### Task
In the entries below, repeat only the lines between those holding "Emit a Python" and "fontsize=13.5, color=c_grey, va='center', ha='left')", inclusive. Leave pictures out.

### Available records
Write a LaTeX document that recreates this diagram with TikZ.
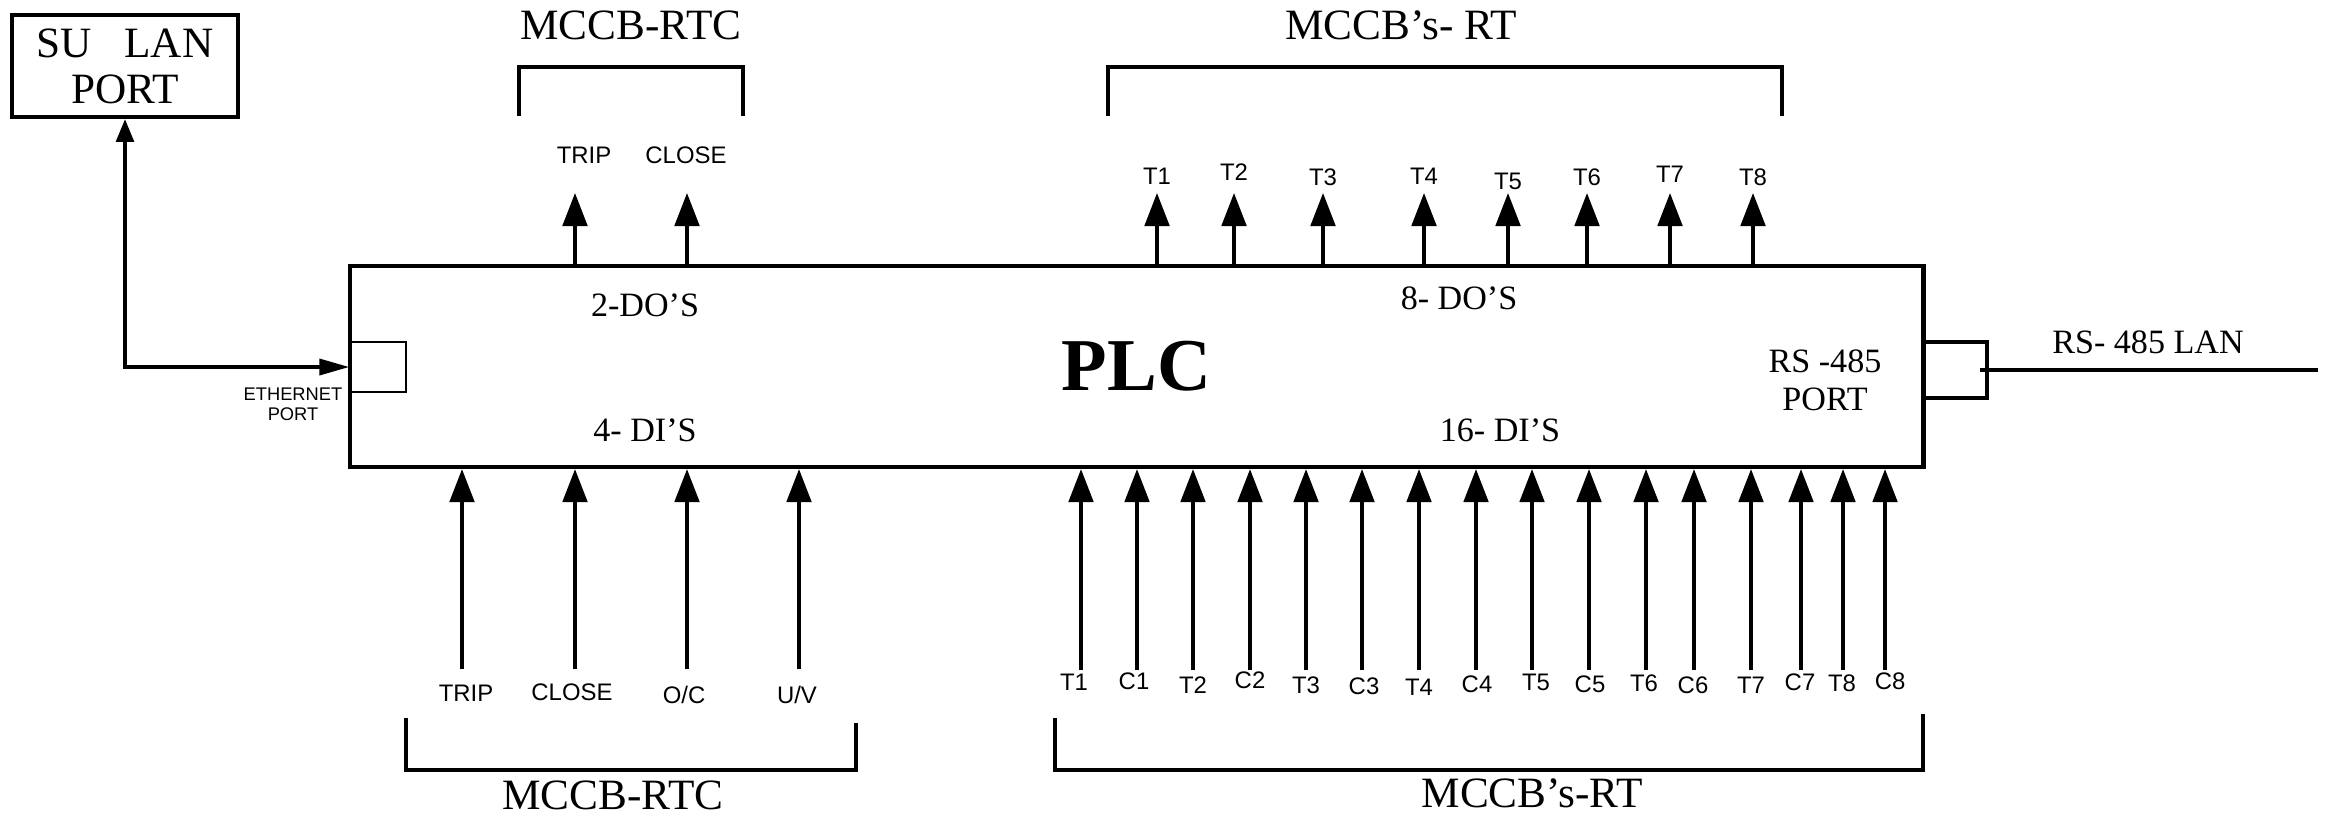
\documentclass[tikz,border=0pt]{standalone}
\usepackage{fontspec}
\setmainfont{Liberation Serif}
\setsansfont{Liberation Sans}
\usetikzlibrary{arrows.meta, positioning, calc}
\tikzset{
  plcbox/.style={draw, line width=1.15pt, font=\fontsize{21.2pt}{24pt}\selectfont\bfseries},
  iotext/.style={font=\fontsize{9.7pt}{10.8pt}\selectfont, align=center},
  mccbtext/.style={font=\fontsize{12.3pt}{14pt}\selectfont},
  lanbox/.style={draw, line width=1.15pt, minimum width=2.26cm, minimum height=1.02cm, align=center, inner sep=0pt, font=\fontsize{12.3pt}{13.1pt}\selectfont},
  ethbox/.style={draw, line width=0.35pt, minimum width=0.56cm, minimum height=0.5cm, inner sep=0pt},
  ethtext/.style={align=center, font=\sffamily\fontsize{5.2pt}{5.7pt}\selectfont},
  portbox/.style={draw, line width=1.1pt, minimum width=0.64cm, minimum height=0.56cm, inner sep=0pt},
  siglabel/.style={font=\sffamily\fontsize{6.8pt}{8pt}\selectfont},
  sig/.style={-{Triangle[length=9.4pt, width=7pt]}, line width=0.95pt},
  link/.style={{Triangle[length=6.5pt, width=5pt]}-{Triangle[length=8.5pt, width=4.5pt]}, line width=1.1pt},
  brace/.style={line width=1.05pt},
  lanline/.style={line width=1.1pt},
}
\begin{document}
\begin{tikzpicture}[x=0.01cm, y=-0.01cm]
  \useasboundingbox (0,0) rectangle (2334,814);

  % --- PLC ---
  \node[plcbox, minimum width=15.73cm, minimum height=2.01cm] (plc) at (1136.5,366.5) {PLC};
  \node[iotext] (do2) at (645,305) {2-DO’S};
  \node[iotext] (di4) at (645,430) {4- DI’S};
  \node[iotext] (do8) at (1459,298) {8- DO’S};
  \node[iotext] (di16) at (1500,430) {16- DI’S};
  \node[iotext] (rsport) at (1825,380) {RS -485\\PORT};

  % --- Ethernet side ---
  \node[lanbox] (sulan) at (125,66) {SU\ \ \ LAN\\PORT};
  \node[ethbox] (eth) at (378,367) {};
  \node[ethtext] (ethlbl) at (293,404) {ETHERNET\\PORT};
  \draw[link] (sulan.south) |- (eth.west);

  % --- RS-485 side ---
  \node[portbox] (rs485) at (1955,370) {};
  \coordinate (lanend) at (2318,370);
  \draw[lanline, shorten <=-0.09cm] (rs485.east) -- (lanend);
  \node[iotext] (lanlbl) at (2148,342) {RS- 485 LAN};

  % --- Outputs ---
  \foreach \x/\lx/\t [count=\i] in {575/584/TRIP, 687/686/CLOSE} {
    \node[siglabel] (rtcout\i) at (\lx,155) {\t};
    \coordinate (rtco\i) at (\x,193);
    \draw[sig] (plc.north -| rtco\i) -- (rtco\i);
  }
  \foreach \x/\ly [count=\i] in {1157/176, 1234/172, 1323/177, 1424/176, 1508/181, 1587/177, 1670/174, 1753/177} {
    \node[siglabel] (rtout\i) at (\x,\ly) {T\i};
    \coordinate (rto\i) at (\x,193);
    \draw[sig] (plc.north -| rto\i) -- (rto\i);
  }

  % --- Inputs ---
  \foreach \x/\lx/\ly/\t [count=\i] in {462/466/693/TRIP, 575/572/692/CLOSE, 687/684/695/{O/C}, 799/797/695/{U/V}} {
    \node[siglabel] (rtcin\i) at (\lx,\ly) {\t};
    \coordinate (rtci\i) at (\x,669);
    \draw[sig] (rtci\i) -- (plc.south -| rtci\i);
  }
  \foreach \x/\lx/\ly/\t [count=\i] in {1081/1074/682/T1, 1137/1134/681/C1, 1193/1193/685/T2, 1250/1250/680/C2,
      1306/1306/685/T3, 1362/1364/686/C3, 1419/1419/687/T4, 1476/1477/684/C4,
      1532/1536/682/T5, 1589/1590/684/C5, 1646/1644/683/T6, 1694/1693/685/C6,
      1751/1751/685/T7, 1801/1800/682/C7, 1843/1842/683/T8, 1885/1890/681/C8} {
    \node[siglabel] (rtin\i) at (\lx,\ly) {\t};
    \coordinate (rti\i) at (\x,670);
    \draw[sig] (rti\i) -- (plc.south -| rti\i);
  }

  % --- MCCB groups ---
  \draw[brace] (519,116) |- (743,67) -- (743,116);
  \node[mccbtext] (rtctop) at (631,25) {MCCB-RTC};
  \draw[brace] (1108,116) |- (1782,67) -- (1782,116);
  \node[mccbtext] (rttop) at (1401,25) {MCCB’s- RT};
  \draw[brace] (406,718) |- (856,770) -- (856,723);
  \node[mccbtext] (rtcbot) at (613,795) {MCCB-RTC};
  \draw[brace] (1055,718) |- (1923,770) -- (1923,714);
  \node[mccbtext] (rtbot) at (1532,793) {MCCB’s-RT};

\end{tikzpicture}
\end{document}
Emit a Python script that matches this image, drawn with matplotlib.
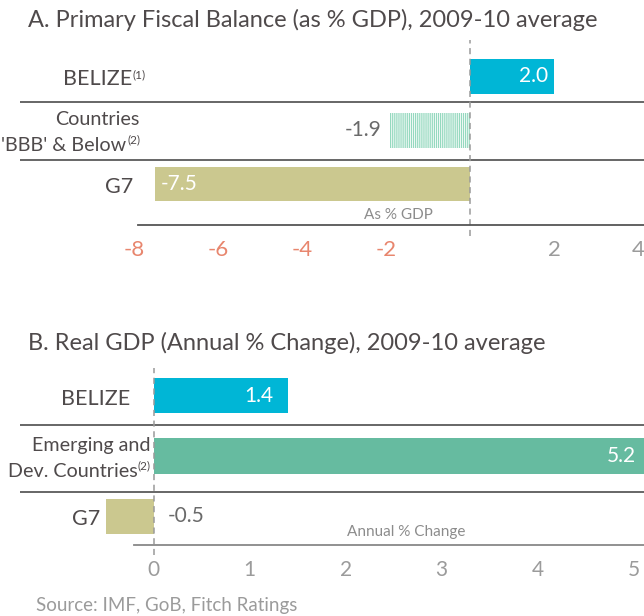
import matplotlib
matplotlib.use("Agg")
import matplotlib.pyplot as plt
from matplotlib.transforms import blended_transform_factory

plt.rcParams['font.family'] = ['Lato', 'DejaVu Sans']
plt.rcParams['hatch.linewidth'] = 0.9

# panel A data
cats_a = ["BELIZE", "Countries\n'BBB' & Below", "G7"]
notes_a = ["(1)", "(2)", ""]
vals_a = [2.0, -1.9, -7.5]
ticks_a = [-8, -6, -4, -2, 2, 4]

# panel B data
cats_b = ["BELIZE", "Emerging and\nDev. Countries", "G7"]
notes_b = ["", "(2)", ""]
vals_b = [1.4, 5.2, -0.5]
ticks_b = [0, 1, 2, 3, 4, 5]

W, H = 644, 616
fig = plt.figure(figsize=(W / 100, H / 100), dpi=100)

c_belize = '#00b6d6'
c_emerg = '#66bba0'
c_g7 = '#cbc88f'
c_hatch = '#95d9bf'
c_text = '#4f4a4b'
c_grey = '#9b9b9b'


def box(top, bottom):
    # pixel rows -> figure fraction
    return [20 / W, 1 - bottom / H, 624 / W, (bottom - top) / H]


axA = fig.add_axes(box(40, 225))
axB = fig.add_axes(box(368, 544.5))

fig.text(28 / W, 1 - 20 / H, "A. Primary Fiscal Balance (as % GDP), 2009-10 average",
         fontsize=17, color=c_text, va='center', ha='left')
fig.text(28 / W, 1 - 343 / H, "B. Real GDP (Annual % Change), 2009-10 average",
         fontsize=17, color=c_text, va='center', ha='left')
fig.text(36 / W, 1 - 606 / H, "Source: IMF, GoB, Fitch Ratings",
         fontsize=13.5, color=c_grey, va='center', ha='left')

# ---- panel A
axA.set_xlim(-10.714, 4.143)
axA.set_ylim(2.763, -0.679)
axA.barh(0, vals_a[0], height=0.65, color=c_belize)
axA.barh(1, vals_a[1], height=0.65, color='white', edgecolor=c_hatch, hatch='||||||||', linewidth=0)
axA.barh(2, vals_a[2], height=0.65, color=c_g7)

# ---- panel B
axB.set_xlim(-1.392, 5.108)
axB.set_ylim(2.463, -0.455)
axB.barh(0, vals_b[0], height=0.59, color=c_belize)
axB.barh(1, vals_b[1], height=0.59, color=c_emerg)
axB.barh(2, vals_b[2], height=0.59, color=c_g7)

for ax, ticks, seps in [(axA, ticks_a, (0.474, 1.553)), (axB, ticks_b, (0.488, 1.595))]:
    for s in ['top', 'left', 'right']:
        ax.spines[s].set_visible(False)
    ax.set_yticks([])
    ax.set_xticks(ticks)
    ax.set_xticklabels([str(t) for t in ticks])
    ax.tick_params(axis='x', length=0, pad=11, labelsize=16)
    ax.patch.set_alpha(0)
    for s in seps:
        ax.axhline(s, color='#5a5a5a', lw=1.3)
    ax.axvline(0, ymin=-0.06, ymax=1, color='#9a9a9a', lw=1.1, ls=(0, (4, 3)), clip_on=False)

axA.spines['bottom'].set_color('#555555')
axA.spines['bottom'].set_linewidth(1.3)
axA.spines['bottom'].set_bounds(-7.9, 4.143)
for t, lab in zip(ticks_a, axA.get_xticklabels()):
    lab.set_color('#e8866e' if t < 0 else c_grey)

axB.spines['bottom'].set_color('#888888')
axB.spines['bottom'].set_linewidth(1.3)
axB.spines['bottom'].set_bounds(-0.2, 5.108)
axB.tick_params(axis='x', labelsize=15, labelcolor=c_grey)

axA.text(-1.7, 2.58, "As % GDP", fontsize=11, color='#8c8c8c', ha='center', va='center')
axB.text(2.63, 2.25, "Annual % Change", fontsize=11, color='#8c8c8c', ha='center', va='center')

# ---- value labels
def vlabel(ax, x, y, txt, dx, ha, color):
    ax.annotate(txt, (x, y), xytext=(dx, 0), textcoords='offset pixels',
                ha=ha, va='center', fontsize=15, color=color, annotation_clip=False)

vlabel(axA, vals_a[0], 0, "%.1f" % vals_a[0], -6, 'right', 'white')
vlabel(axA, vals_a[1], 1, "%.1f" % vals_a[1], -9, 'right', '#6a6a6a')
vlabel(axA, vals_a[2], 2, "%.1f" % vals_a[2], 6, 'left', 'white')
vlabel(axB, vals_b[0], 0, "%.1f" % vals_b[0], -15, 'right', 'white')
vlabel(axB, vals_b[1], 1, "%.1f" % vals_b[1], -17, 'right', 'white')
vlabel(axB, 0, 2, "%.1f" % vals_b[2], 14, 'left', '#6a6a6a')

# ---- category labels
renderer = fig.canvas.get_renderer()


def catlabels(ax, cats, notes, rights):
    tr = blended_transform_factory(fig.transFigure, ax.transData)
    for i, (cat, note) in enumerate(zip(cats, notes)):
        lines = cat.split('\n')
        offs = [-3] if len(lines) == 1 else [11, -15]
        for j, (line, dy) in enumerate(zip(lines, offs)):
            x = rights[i] / W
            w = 0
            if note and j == len(lines) - 1:
                sup = ax.annotate(note, (x, i), xycoords=tr, xytext=(0, dy + 5),
                                  textcoords='offset pixels', ha='right', va='center',
                                  fontsize=8.5, color=c_text, annotation_clip=False)
                w = sup.get_window_extent(renderer).width + 0.5
            size = 15.5 if len(lines) == 1 else 14.2
            ax.annotate(line, (x, i), xycoords=tr, xytext=(-w, dy),
                        textcoords='offset pixels', ha='right', va='center',
                        fontsize=size, color=c_text, annotation_clip=False)


catlabels(axA, cats_a, notes_a, [146, 140, 133])
catlabels(axB, cats_b, notes_b, [130, 151, 100])

fig.savefig("out.png", dpi=100)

### Expected output
Emit a Python script that matches this image, drawn with matplotlib.
import matplotlib
matplotlib.use("Agg")
import matplotlib.pyplot as plt
from matplotlib.transforms import blended_transform_factory

plt.rcParams['font.family'] = ['Lato', 'DejaVu Sans']
plt.rcParams['hatch.linewidth'] = 0.9

# panel A data
cats_a = ["BELIZE", "Countries\n'BBB' & Below", "G7"]
notes_a = ["(1)", "(2)", ""]
vals_a = [2.0, -1.9, -7.5]
ticks_a = [-8, -6, -4, -2, 2, 4]

# panel B data
cats_b = ["BELIZE", "Emerging and\nDev. Countries", "G7"]
notes_b = ["", "(2)", ""]
vals_b = [1.4, 5.2, -0.5]
ticks_b = [0, 1, 2, 3, 4, 5]

W, H = 644, 616
fig = plt.figure(figsize=(W / 100, H / 100), dpi=100)

c_belize = '#00b6d6'
c_emerg = '#66bba0'
c_g7 = '#cbc88f'
c_hatch = '#95d9bf'
c_text = '#4f4a4b'
c_grey = '#9b9b9b'


def box(top, bottom):
    # pixel rows -> figure fraction
    return [20 / W, 1 - bottom / H, 624 / W, (bottom - top) / H]


axA = fig.add_axes(box(40, 225))
axB = fig.add_axes(box(368, 544.5))

fig.text(28 / W, 1 - 20 / H, "A. Primary Fiscal Balance (as % GDP), 2009-10 average",
         fontsize=17, color=c_text, va='center', ha='left')
fig.text(28 / W, 1 - 343 / H, "B. Real GDP (Annual % Change), 2009-10 average",
         fontsize=17, color=c_text, va='center', ha='left')
fig.text(36 / W, 1 - 606 / H, "Source: IMF, GoB, Fitch Ratings",
         fontsize=13.5, color=c_grey, va='center', ha='left')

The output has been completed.